*RECORDED DATA*
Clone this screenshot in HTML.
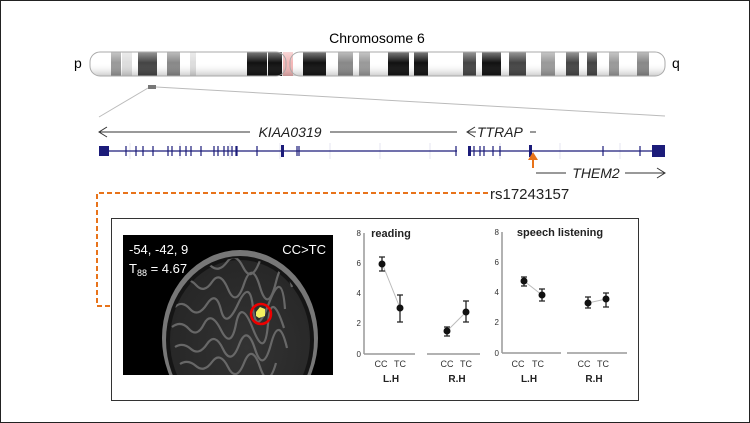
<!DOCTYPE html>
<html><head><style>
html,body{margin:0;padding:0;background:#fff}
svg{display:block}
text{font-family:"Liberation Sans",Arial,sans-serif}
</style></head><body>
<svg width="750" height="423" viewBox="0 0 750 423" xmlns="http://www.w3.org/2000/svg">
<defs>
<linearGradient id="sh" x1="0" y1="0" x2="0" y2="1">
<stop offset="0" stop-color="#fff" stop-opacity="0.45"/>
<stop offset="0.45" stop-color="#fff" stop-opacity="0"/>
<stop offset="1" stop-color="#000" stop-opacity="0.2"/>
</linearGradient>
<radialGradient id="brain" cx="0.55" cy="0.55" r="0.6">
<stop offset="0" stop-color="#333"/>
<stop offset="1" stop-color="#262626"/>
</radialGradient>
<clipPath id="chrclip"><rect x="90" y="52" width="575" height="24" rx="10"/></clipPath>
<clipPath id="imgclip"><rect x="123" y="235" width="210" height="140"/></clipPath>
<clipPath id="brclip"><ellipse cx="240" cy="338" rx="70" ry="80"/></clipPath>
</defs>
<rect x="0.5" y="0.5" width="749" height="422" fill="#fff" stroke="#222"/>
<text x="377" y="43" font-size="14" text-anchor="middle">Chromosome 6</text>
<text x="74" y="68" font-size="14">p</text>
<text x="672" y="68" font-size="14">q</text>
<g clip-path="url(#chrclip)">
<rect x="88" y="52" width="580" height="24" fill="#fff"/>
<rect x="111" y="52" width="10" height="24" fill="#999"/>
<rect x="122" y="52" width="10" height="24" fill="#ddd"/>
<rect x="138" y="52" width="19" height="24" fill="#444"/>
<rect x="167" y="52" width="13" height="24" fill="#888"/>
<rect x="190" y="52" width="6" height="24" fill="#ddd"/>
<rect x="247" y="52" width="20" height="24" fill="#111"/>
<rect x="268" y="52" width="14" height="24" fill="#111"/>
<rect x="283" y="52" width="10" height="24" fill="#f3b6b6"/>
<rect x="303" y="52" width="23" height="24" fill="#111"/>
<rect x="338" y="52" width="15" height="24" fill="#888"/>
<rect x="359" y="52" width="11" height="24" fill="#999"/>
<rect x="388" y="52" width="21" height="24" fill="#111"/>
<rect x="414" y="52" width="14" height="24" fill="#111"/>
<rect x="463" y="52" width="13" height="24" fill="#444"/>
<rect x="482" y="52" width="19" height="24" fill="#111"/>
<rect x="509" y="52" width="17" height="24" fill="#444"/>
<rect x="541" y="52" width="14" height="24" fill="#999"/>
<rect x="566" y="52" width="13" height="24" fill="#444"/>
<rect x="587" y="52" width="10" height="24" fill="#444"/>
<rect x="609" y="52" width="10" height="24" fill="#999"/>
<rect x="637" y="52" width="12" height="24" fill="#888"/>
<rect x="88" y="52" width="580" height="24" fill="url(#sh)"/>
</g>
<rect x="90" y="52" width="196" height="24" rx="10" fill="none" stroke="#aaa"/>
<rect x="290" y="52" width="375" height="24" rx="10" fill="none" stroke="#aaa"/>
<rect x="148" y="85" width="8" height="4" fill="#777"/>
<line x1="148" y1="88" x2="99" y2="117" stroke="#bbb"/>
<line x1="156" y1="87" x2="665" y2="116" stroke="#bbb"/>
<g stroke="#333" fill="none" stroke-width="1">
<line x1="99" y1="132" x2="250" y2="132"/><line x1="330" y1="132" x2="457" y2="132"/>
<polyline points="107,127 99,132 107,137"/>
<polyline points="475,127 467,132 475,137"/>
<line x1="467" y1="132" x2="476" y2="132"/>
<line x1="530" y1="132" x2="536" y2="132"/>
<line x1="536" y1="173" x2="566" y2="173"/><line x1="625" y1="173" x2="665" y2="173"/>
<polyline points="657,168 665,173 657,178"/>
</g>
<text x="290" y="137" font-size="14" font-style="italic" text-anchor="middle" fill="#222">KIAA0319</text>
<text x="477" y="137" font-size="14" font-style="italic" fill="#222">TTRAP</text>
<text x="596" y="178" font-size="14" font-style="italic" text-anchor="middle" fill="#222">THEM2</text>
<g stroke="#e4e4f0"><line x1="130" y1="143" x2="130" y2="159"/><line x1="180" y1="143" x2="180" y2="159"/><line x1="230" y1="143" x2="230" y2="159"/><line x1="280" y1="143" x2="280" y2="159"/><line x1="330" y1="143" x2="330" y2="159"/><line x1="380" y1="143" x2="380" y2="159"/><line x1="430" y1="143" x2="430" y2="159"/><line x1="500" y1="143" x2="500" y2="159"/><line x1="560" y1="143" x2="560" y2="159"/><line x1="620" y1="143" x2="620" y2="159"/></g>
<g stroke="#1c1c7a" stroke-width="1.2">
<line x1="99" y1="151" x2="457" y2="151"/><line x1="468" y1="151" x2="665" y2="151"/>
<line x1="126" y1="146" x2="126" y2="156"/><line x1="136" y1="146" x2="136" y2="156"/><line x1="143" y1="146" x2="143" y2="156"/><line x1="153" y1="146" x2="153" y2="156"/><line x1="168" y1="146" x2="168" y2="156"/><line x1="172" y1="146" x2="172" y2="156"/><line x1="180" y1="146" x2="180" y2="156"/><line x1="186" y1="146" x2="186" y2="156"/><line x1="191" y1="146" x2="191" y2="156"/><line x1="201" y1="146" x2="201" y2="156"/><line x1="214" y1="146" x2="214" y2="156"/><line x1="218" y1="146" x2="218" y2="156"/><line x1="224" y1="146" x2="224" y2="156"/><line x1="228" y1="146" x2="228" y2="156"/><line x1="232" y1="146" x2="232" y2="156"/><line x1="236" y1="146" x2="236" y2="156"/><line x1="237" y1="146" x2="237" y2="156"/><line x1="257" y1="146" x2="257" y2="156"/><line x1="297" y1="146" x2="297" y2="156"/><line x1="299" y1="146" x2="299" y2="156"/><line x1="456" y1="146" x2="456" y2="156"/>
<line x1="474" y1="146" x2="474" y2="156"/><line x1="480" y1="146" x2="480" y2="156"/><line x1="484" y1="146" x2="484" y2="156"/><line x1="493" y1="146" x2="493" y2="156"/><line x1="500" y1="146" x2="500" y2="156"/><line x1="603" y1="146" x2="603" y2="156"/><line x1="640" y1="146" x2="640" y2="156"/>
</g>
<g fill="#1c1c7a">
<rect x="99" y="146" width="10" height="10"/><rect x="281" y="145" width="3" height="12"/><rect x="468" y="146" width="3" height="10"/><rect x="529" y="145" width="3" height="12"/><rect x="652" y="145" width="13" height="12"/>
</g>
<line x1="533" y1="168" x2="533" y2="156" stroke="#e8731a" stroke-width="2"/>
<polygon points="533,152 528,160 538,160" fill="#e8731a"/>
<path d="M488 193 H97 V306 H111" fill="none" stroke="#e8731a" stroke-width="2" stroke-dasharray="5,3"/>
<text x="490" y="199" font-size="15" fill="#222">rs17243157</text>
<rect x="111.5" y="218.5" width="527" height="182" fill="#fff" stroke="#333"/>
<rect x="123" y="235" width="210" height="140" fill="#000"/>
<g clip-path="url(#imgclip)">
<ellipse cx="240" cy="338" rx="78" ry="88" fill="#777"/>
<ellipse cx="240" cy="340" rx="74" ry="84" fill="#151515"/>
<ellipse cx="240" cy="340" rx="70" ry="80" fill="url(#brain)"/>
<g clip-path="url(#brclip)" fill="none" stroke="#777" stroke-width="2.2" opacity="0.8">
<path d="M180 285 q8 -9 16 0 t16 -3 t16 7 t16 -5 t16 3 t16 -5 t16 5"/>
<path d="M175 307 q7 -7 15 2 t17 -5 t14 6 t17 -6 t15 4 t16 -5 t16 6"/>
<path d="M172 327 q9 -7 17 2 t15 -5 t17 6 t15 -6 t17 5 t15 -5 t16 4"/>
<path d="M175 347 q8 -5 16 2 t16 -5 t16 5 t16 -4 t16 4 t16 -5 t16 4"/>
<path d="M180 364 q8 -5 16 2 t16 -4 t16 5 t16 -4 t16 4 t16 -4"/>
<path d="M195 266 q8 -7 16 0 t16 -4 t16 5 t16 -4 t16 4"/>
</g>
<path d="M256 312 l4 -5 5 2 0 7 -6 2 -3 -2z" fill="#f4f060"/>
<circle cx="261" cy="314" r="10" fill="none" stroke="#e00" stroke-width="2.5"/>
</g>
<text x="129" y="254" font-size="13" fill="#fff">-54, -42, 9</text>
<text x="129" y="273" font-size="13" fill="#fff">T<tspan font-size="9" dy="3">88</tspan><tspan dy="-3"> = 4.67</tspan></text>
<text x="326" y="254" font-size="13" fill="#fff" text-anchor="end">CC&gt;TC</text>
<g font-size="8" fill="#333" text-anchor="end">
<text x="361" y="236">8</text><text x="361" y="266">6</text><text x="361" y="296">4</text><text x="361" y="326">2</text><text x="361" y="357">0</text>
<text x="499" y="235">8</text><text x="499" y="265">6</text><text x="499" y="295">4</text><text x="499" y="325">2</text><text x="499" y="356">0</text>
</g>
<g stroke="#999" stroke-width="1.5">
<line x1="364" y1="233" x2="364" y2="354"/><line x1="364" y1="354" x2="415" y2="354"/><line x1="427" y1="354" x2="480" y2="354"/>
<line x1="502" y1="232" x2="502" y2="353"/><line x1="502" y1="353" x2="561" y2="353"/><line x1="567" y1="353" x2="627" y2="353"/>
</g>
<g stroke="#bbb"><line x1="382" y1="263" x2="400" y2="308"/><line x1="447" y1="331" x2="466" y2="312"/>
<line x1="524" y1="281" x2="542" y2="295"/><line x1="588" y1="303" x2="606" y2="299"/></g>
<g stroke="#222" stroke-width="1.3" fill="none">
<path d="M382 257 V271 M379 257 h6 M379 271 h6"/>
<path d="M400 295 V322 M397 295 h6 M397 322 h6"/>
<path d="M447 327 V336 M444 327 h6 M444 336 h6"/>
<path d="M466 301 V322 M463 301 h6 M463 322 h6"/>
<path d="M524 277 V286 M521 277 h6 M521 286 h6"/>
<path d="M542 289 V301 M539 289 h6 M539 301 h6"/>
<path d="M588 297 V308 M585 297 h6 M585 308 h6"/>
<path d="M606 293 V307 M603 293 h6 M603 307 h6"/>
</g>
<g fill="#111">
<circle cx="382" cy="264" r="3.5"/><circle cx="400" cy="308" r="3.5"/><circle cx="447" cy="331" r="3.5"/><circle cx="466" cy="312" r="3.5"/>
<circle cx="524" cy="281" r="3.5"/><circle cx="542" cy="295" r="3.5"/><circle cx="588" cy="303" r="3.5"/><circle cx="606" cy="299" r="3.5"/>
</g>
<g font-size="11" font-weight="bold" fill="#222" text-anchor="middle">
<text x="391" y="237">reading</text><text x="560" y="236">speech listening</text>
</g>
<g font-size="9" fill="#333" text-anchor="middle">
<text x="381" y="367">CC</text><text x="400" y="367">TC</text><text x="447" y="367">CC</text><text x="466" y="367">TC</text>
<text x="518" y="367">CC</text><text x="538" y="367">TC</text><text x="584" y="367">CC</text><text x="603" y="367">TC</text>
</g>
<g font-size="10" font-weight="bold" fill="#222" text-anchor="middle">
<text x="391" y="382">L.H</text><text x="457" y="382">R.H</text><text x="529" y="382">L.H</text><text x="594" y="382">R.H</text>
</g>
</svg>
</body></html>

==

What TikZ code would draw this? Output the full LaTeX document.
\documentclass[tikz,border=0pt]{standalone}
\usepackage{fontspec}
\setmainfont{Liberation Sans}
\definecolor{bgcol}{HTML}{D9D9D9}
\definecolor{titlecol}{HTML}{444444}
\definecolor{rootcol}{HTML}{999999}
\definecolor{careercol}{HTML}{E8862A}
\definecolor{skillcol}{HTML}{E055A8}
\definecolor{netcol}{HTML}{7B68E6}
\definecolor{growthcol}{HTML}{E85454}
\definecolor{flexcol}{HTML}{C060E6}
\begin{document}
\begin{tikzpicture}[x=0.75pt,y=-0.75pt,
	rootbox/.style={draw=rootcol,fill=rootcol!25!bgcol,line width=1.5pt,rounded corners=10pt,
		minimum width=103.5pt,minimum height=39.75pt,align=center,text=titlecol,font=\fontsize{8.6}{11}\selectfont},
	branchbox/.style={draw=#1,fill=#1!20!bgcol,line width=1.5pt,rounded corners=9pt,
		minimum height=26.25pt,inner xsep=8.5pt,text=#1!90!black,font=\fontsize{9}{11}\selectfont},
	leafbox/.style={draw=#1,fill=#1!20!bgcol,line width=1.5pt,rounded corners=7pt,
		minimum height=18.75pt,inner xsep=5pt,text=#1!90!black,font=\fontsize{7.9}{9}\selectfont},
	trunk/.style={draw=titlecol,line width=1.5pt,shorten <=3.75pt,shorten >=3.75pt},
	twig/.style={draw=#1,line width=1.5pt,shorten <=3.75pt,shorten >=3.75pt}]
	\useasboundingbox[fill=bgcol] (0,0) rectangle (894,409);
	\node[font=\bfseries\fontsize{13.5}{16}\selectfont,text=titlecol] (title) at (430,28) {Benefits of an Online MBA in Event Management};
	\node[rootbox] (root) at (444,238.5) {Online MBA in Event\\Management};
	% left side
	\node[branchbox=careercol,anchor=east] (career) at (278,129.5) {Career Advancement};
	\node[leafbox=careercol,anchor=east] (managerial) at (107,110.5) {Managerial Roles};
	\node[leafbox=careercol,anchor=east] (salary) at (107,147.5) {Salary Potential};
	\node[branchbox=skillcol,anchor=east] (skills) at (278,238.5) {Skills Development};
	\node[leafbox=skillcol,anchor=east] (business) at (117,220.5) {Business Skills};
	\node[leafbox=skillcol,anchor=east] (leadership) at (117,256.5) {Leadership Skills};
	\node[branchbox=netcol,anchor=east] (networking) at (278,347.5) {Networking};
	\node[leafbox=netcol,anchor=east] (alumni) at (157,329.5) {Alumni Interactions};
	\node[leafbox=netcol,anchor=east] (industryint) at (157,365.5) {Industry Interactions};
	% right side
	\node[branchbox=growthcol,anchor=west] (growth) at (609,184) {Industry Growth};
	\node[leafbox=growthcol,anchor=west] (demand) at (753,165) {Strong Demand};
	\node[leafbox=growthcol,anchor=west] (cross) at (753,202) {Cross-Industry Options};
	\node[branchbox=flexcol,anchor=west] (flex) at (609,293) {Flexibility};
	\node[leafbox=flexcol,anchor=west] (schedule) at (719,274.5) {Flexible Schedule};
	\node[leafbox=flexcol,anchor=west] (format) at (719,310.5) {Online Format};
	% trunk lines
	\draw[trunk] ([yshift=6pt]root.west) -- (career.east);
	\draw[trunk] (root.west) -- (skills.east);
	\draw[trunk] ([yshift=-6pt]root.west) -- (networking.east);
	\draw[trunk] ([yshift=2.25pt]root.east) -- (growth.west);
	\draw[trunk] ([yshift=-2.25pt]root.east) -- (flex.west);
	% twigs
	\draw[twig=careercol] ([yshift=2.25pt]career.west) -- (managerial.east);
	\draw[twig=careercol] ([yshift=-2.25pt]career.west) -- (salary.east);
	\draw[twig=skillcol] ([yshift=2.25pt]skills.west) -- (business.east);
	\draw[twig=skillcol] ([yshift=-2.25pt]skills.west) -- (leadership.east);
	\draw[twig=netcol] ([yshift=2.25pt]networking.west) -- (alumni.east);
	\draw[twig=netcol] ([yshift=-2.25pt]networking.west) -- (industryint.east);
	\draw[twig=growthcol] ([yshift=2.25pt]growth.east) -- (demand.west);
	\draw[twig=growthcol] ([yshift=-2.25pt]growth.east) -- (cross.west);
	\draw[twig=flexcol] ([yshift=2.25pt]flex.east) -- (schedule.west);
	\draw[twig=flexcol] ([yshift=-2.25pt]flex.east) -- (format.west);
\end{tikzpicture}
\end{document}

*TASK PROMPT*
Identify the lines that hold the word "this". Copy every one of them.

*CORRECT RESPONSE*
Clone this screenshot in HTML.
What TikZ code would draw this? Output the full LaTeX document.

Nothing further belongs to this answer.